We chat to Tumelo about his debut novel
This year might have come with its fair share of drama but on the bright side it has also been a year for great reads. We have been showered with words from Mohale Mashigo, Panashe Chigumadzi and Khaya Dlanga to name a few. This was also the year of the new fiction author. One such author is Tumelo Buthelezi who burst onto the literary scene earlier this year with his debut novel, The Last Sentence.
The Vaal native has always had a love for reading, this passion has resulted in him founding the Ink Gallery, a movement that promotes reading in youth.
The Last Sentence is a thriller that follows Banele, a struggling screenwriter, who has lost his inspiration and his fame after a series of unexplained events. Enter Molly, the spirit of vengeance and a young actress who met an early end after she was kidnapped and killed for ritual sacrifice- the ritual sacrifice that gave Banele his fame.

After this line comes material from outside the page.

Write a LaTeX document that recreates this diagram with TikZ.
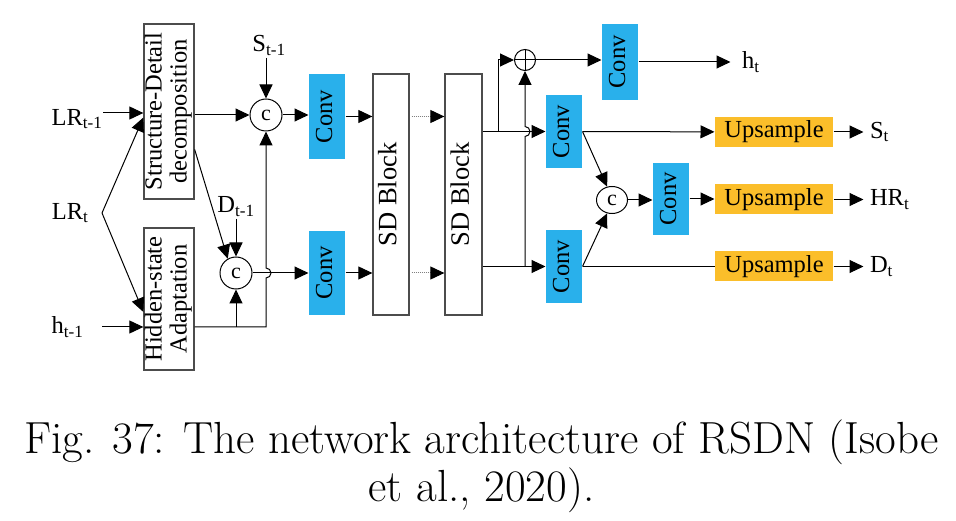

We had a chat with Tumelo about his novel, his writing process and the future of Banele and Molly. This is what he had to say.
Take us through your writing process in general and more specifically your writing journey with The Last Sentence
TB: The Last Sentence is one of the many stories that I wrote in support of the Ink Gallery. It’s unique structure was born from my love for scripts (screen and stage). I wanted to feature this component of writing in my first book to come out of the gate swinging with a special debut, and make an impression that will be hard to compare to anything that was or will be in the market. As soon as I finished the manuscript I placed it on the desk of a publisher ( shout out to Black Bird Books) who believed in it and committed resources to turning it into the product you see today.
The story is very gripping and colourful with twists and turns that are unexpected. What inspired the plot?
TB: I had already written some other projects, but none of them really felt like the best way to officially introduce my work to the world. So, when I was going through my personal archives searching for ideas that needed to be further developed, I found these two scripts I had written a while back and immediately understood that I was going to struggle to get them published. That’s when I decided to create a new layer around them; an atmosphere that became the story of Bandile Ndala, a once-successful scriptwriter who now struggles
with substance abuse, anxiety and depression. Gradually losing
his grip on reality. One day he wakes up in a hotel room at the Cariba Inn with a sultry temptress. Holding him hostage. Forcing him to write his Last Sentence. Sounds easy enough doesn’t it? But not to Bandile for he was given a few days to write something that would save his life.
Do you see yourself in any of the characters?
TB: Remove all the dense layers Bandile Ndala is dressed in and you will see a part of me in him. I also know a thing or two about losing the things that meant everything to me and having to start over.
Let’s talk about Molly, how do you want her to be seen by the audience?
TB: Molly is my most unapologetic response to violence against women and children. She’s a young lady who fell victim to the greed of men with little to no regard for human life. Just like Molly, the victims of fatal violence must have had dreams and goals they wanted to pursue before the merciless hands of their perpetrators took their lives. So I included her in the book for the reader to decide if they agree with her sense of justice or not.
What are the three words that you would use to describe The Last Sentence?
TB: Unique. Suspenseful. Dark
What are you hoping the reader walks away with after reading your book?
TB: Readers will reach the back cover entertained and begging for more. But most importantly, I hope they would pick up one of the main themes in the book… Depression. Start discussing the importance of mental health. It affects a lot of people and needs serious attention.
Can we expect a sequel?
TB: (Malevolent grin) You haven’t seen the Last of Molly or Bandile
What are you plans for the future?
TB: Promote the book and try to strike a movie deal (crossing fingers). Publish a few more novels. Spread the influence of the Ink Gallery movement.